Robust H2/H-infinity control under stochastic requirements: minimizing conditional value-at-risk instead of worst-case performance

TL;DR

This paper proposes a stochastic optimization approach for H2/H-infinity control that minimizes conditional value at risk, reducing conservatism compared to traditional worst-case methods.

Contribution

It introduces a new paradigm for robust control that leverages stochastic criteria like CVaR, with formulation and discussion of open challenges.

Findings

Significant performance improvement on a mechanical system.

Tolerates rare worst-case scenarios with some degradation.

Utilizes Monte Carlo sampling for controller optimization.

Abstract

Conventional robust H2/H-infinity control minimizes the worst-case performance, often leading to a conservative design driven by very rare parametric configurations.

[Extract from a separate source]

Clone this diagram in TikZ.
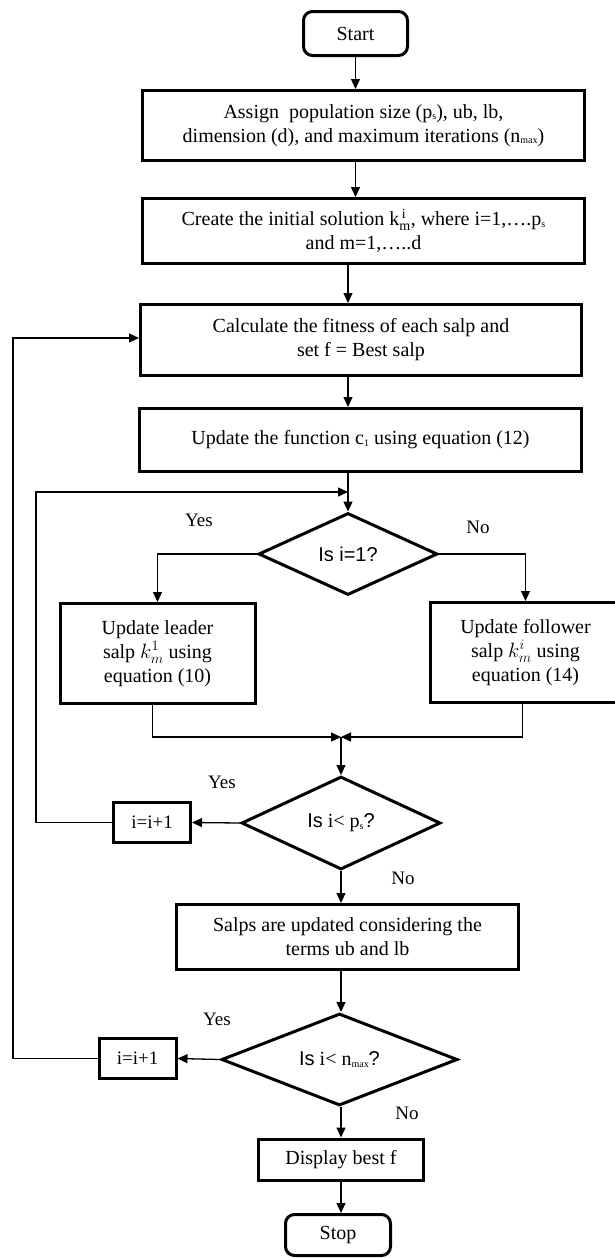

To reduce this conservatism while taking advantage of the stochastic properties of Monte Carlo sampling and its compatibility with parallel computing, we introduce an alternative paradigm that optimizes the controller with respect to a stochastic criterion, namely the conditional value at risk. We present the problem formulation and discuss several open challenges toward a general synthesis framework. The potential of this approach is illustrated on a mechanical system, where it significantly improves overall performance by tolerating some degradation in very rare worst-case scenarios.